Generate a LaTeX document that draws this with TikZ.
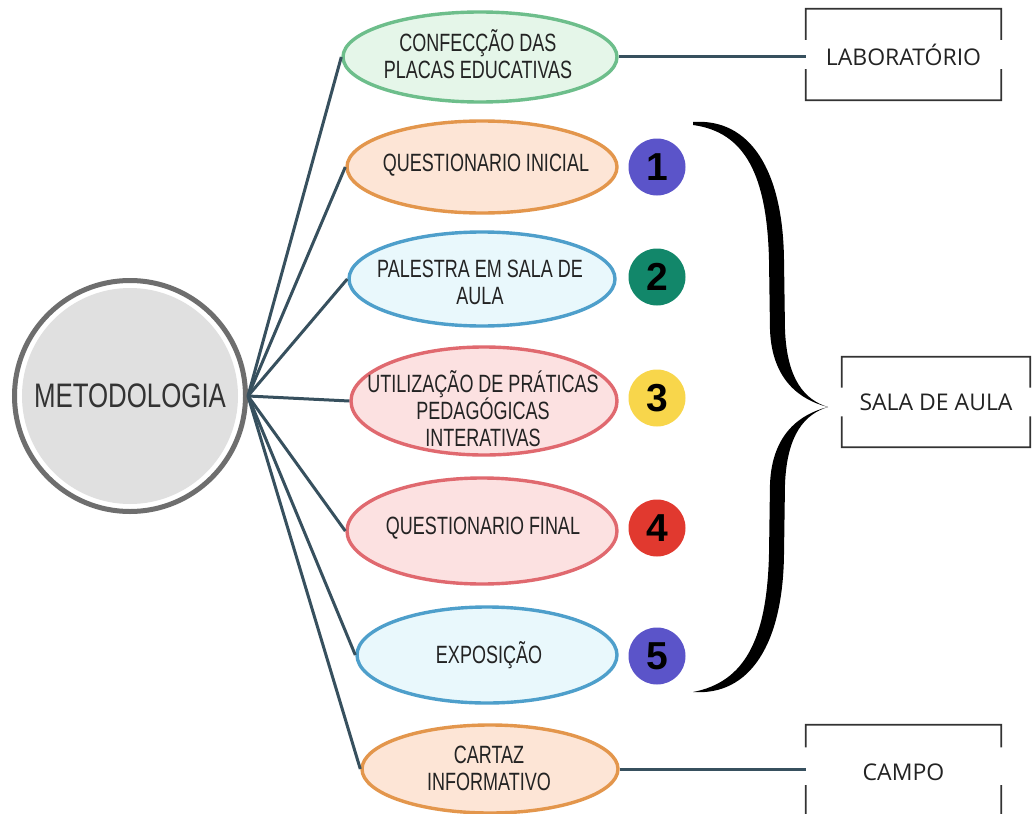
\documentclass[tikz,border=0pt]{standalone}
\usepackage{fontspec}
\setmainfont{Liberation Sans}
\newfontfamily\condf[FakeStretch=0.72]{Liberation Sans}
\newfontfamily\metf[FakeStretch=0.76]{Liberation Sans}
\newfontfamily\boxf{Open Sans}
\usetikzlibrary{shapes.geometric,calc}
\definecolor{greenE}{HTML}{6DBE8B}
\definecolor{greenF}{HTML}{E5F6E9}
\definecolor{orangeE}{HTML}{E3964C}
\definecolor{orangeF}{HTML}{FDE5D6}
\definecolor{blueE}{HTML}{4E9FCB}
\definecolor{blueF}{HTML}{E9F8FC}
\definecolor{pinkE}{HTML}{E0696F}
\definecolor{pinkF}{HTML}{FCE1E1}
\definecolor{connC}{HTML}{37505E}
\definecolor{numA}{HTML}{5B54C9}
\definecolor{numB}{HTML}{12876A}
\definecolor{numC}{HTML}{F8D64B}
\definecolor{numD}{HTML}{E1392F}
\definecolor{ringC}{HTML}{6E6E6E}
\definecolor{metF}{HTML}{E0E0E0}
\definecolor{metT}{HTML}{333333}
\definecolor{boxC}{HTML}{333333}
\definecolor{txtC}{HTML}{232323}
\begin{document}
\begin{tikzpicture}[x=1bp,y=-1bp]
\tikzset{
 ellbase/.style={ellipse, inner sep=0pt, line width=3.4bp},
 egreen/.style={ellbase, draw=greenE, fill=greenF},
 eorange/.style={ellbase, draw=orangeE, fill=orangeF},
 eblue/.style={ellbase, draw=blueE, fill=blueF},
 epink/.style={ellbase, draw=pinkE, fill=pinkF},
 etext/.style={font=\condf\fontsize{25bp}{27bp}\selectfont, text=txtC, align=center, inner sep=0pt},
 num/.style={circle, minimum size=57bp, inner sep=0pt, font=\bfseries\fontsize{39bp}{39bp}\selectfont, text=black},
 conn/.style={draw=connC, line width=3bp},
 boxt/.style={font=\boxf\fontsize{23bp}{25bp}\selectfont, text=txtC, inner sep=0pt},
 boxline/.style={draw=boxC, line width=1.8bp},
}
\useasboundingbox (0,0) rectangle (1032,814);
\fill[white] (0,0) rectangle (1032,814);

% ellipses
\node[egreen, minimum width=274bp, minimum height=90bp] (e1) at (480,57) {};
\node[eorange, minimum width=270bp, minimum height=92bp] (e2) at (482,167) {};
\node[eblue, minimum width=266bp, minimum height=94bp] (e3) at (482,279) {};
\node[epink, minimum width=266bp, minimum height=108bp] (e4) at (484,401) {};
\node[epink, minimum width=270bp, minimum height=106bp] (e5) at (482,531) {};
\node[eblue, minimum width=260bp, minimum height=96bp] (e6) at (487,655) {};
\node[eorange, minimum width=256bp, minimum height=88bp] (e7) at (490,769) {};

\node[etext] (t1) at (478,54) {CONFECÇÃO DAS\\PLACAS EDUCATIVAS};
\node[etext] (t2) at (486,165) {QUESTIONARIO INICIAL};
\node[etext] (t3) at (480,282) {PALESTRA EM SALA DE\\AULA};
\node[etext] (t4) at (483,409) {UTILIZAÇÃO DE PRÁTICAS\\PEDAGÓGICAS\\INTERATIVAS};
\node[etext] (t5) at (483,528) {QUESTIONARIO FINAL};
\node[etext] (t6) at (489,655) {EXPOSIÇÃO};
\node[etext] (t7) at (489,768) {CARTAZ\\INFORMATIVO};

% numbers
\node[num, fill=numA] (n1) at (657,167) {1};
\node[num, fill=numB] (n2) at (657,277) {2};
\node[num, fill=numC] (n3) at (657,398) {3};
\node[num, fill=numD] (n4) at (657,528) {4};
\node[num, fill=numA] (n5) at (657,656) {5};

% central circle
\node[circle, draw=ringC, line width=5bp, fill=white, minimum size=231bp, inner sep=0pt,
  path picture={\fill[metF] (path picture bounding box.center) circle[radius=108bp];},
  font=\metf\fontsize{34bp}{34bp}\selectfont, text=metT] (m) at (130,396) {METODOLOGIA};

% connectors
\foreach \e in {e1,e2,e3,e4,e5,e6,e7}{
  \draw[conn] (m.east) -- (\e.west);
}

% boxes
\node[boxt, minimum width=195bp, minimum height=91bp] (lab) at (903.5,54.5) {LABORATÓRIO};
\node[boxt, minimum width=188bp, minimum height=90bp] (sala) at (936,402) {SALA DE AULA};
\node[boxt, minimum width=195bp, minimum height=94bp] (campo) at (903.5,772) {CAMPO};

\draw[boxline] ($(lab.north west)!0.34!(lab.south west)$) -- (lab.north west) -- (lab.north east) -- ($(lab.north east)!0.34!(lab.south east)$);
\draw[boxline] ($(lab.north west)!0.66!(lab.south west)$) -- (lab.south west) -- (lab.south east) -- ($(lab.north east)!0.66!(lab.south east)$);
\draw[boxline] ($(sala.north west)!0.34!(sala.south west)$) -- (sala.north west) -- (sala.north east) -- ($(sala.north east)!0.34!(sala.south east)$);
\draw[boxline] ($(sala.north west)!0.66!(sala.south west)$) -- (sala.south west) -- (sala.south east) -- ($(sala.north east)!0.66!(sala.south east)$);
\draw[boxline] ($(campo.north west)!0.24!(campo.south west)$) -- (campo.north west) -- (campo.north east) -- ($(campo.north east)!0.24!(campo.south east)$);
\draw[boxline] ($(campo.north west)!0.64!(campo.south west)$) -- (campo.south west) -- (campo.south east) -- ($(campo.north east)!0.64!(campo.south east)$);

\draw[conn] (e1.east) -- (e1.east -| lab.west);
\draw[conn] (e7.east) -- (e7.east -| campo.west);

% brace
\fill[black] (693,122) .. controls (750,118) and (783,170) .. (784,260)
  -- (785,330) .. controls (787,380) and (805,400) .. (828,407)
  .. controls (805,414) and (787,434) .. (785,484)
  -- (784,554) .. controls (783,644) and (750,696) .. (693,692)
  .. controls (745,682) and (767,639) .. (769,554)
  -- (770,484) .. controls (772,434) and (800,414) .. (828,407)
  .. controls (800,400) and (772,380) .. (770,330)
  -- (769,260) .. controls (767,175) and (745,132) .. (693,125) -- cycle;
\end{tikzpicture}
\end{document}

*WHAT IS NEEDED*
Write out each line of the data exactly; the images should be left out.

*TASK RESPONSE*
Generate a LaTeX document that draws this with TikZ.
\documentclass[tikz,border=0pt]{standalone}
\usepackage{fontspec}
\setmainfont{Liberation Sans}
\newfontfamily\condf[FakeStretch=0.72]{Liberation Sans}
\newfontfamily\metf[FakeStretch=0.76]{Liberation Sans}
\newfontfamily\boxf{Open Sans}
\usetikzlibrary{shapes.geometric,calc}
\definecolor{greenE}{HTML}{6DBE8B}
\definecolor{greenF}{HTML}{E5F6E9}
\definecolor{orangeE}{HTML}{E3964C}
\definecolor{orangeF}{HTML}{FDE5D6}
\definecolor{blueE}{HTML}{4E9FCB}
\definecolor{blueF}{HTML}{E9F8FC}
\definecolor{pinkE}{HTML}{E0696F}
\definecolor{pinkF}{HTML}{FCE1E1}
\definecolor{connC}{HTML}{37505E}
\definecolor{numA}{HTML}{5B54C9}
\definecolor{numB}{HTML}{12876A}
\definecolor{numC}{HTML}{F8D64B}
\definecolor{numD}{HTML}{E1392F}
\definecolor{ringC}{HTML}{6E6E6E}
\definecolor{metF}{HTML}{E0E0E0}
\definecolor{metT}{HTML}{333333}
\definecolor{boxC}{HTML}{333333}
\definecolor{txtC}{HTML}{232323}
\begin{document}
\begin{tikzpicture}[x=1bp,y=-1bp]
\tikzset{
 ellbase/.style={ellipse, inner sep=0pt, line width=3.4bp},
 egreen/.style={ellbase, draw=greenE, fill=greenF},
 eorange/.style={ellbase, draw=orangeE, fill=orangeF},
 eblue/.style={ellbase, draw=blueE, fill=blueF},
 epink/.style={ellbase, draw=pinkE, fill=pinkF},
 etext/.style={font=\condf\fontsize{25bp}{27bp}\selectfont, text=txtC, align=center, inner sep=0pt},
 num/.style={circle, minimum size=57bp, inner sep=0pt, font=\bfseries\fontsize{39bp}{39bp}\selectfont, text=black},
 conn/.style={draw=connC, line width=3bp},
 boxt/.style={font=\boxf\fontsize{23bp}{25bp}\selectfont, text=txtC, inner sep=0pt},
 boxline/.style={draw=boxC, line width=1.8bp},
}
\useasboundingbox (0,0) rectangle (1032,814);
\fill[white] (0,0) rectangle (1032,814);

% ellipses
\node[egreen, minimum width=274bp, minimum height=90bp] (e1) at (480,57) {};
\node[eorange, minimum width=270bp, minimum height=92bp] (e2) at (482,167) {};
\node[eblue, minimum width=266bp, minimum height=94bp] (e3) at (482,279) {};
\node[epink, minimum width=266bp, minimum height=108bp] (e4) at (484,401) {};
\node[epink, minimum width=270bp, minimum height=106bp] (e5) at (482,531) {};
\node[eblue, minimum width=260bp, minimum height=96bp] (e6) at (487,655) {};
\node[eorange, minimum width=256bp, minimum height=88bp] (e7) at (490,769) {};

\node[etext] (t1) at (478,54) {CONFECÇÃO DAS\\PLACAS EDUCATIVAS};
\node[etext] (t2) at (486,165) {QUESTIONARIO INICIAL};
\node[etext] (t3) at (480,282) {PALESTRA EM SALA DE\\AULA};
\node[etext] (t4) at (483,409) {UTILIZAÇÃO DE PRÁTICAS\\PEDAGÓGICAS\\INTERATIVAS};
\node[etext] (t5) at (483,528) {QUESTIONARIO FINAL};
\node[etext] (t6) at (489,655) {EXPOSIÇÃO};
\node[etext] (t7) at (489,768) {CARTAZ\\INFORMATIVO};

% numbers
\node[num, fill=numA] (n1) at (657,167) {1};
\node[num, fill=numB] (n2) at (657,277) {2};
\node[num, fill=numC] (n3) at (657,398) {3};
\node[num, fill=numD] (n4) at (657,528) {4};
\node[num, fill=numA] (n5) at (657,656) {5};

% central circle
\node[circle, draw=ringC, line width=5bp, fill=white, minimum size=231bp, inner sep=0pt,
  path picture={\fill[metF] (path picture bounding box.center) circle[radius=108bp];},
  font=\metf\fontsize{34bp}{34bp}\selectfont, text=metT] (m) at (130,396) {METODOLOGIA};

% connectors
\foreach \e in {e1,e2,e3,e4,e5,e6,e7}{
  \draw[conn] (m.east) -- (\e.west);
}

% boxes
\node[boxt, minimum width=195bp, minimum height=91bp] (lab) at (903.5,54.5) {LABORATÓRIO};
\node[boxt, minimum width=188bp, minimum height=90bp] (sala) at (936,402) {SALA DE AULA};
\node[boxt, minimum width=195bp, minimum height=94bp] (campo) at (903.5,772) {CAMPO};

\draw[boxline] ($(lab.north west)!0.34!(lab.south west)$) -- (lab.north west) -- (lab.north east) -- ($(lab.north east)!0.34!(lab.south east)$);
\draw[boxline] ($(lab.north west)!0.66!(lab.south west)$) -- (lab.south west) -- (lab.south east) -- ($(lab.north east)!0.66!(lab.south east)$);
\draw[boxline] ($(sala.north west)!0.34!(sala.south west)$) -- (sala.north west) -- (sala.north east) -- ($(sala.north east)!0.34!(sala.south east)$);
\draw[boxline] ($(sala.north west)!0.66!(sala.south west)$) -- (sala.south west) -- (sala.south east) -- ($(sala.north east)!0.66!(sala.south east)$);
\draw[boxline] ($(campo.north west)!0.24!(campo.south west)$) -- (campo.north west) -- (campo.north east) -- ($(campo.north east)!0.24!(campo.south east)$);
\draw[boxline] ($(campo.north west)!0.64!(campo.south west)$) -- (campo.south west) -- (campo.south east) -- ($(campo.north east)!0.64!(campo.south east)$);

\draw[conn] (e1.east) -- (e1.east -| lab.west);
\draw[conn] (e7.east) -- (e7.east -| campo.west);

% brace
\fill[black] (693,122) .. controls (750,118) and (783,170) .. (784,260)
  -- (785,330) .. controls (787,380) and (805,400) .. (828,407)
  .. controls (805,414) and (787,434) .. (785,484)
  -- (784,554) .. controls (783,644) and (750,696) .. (693,692)
  .. controls (745,682) and (767,639) .. (769,554)
  -- (770,484) .. controls (772,434) and (800,414) .. (828,407)
  .. controls (800,400) and (772,380) .. (770,330)
  -- (769,260) .. controls (767,175) and (745,132) .. (693,125) -- cycle;
\end{tikzpicture}
\end{document}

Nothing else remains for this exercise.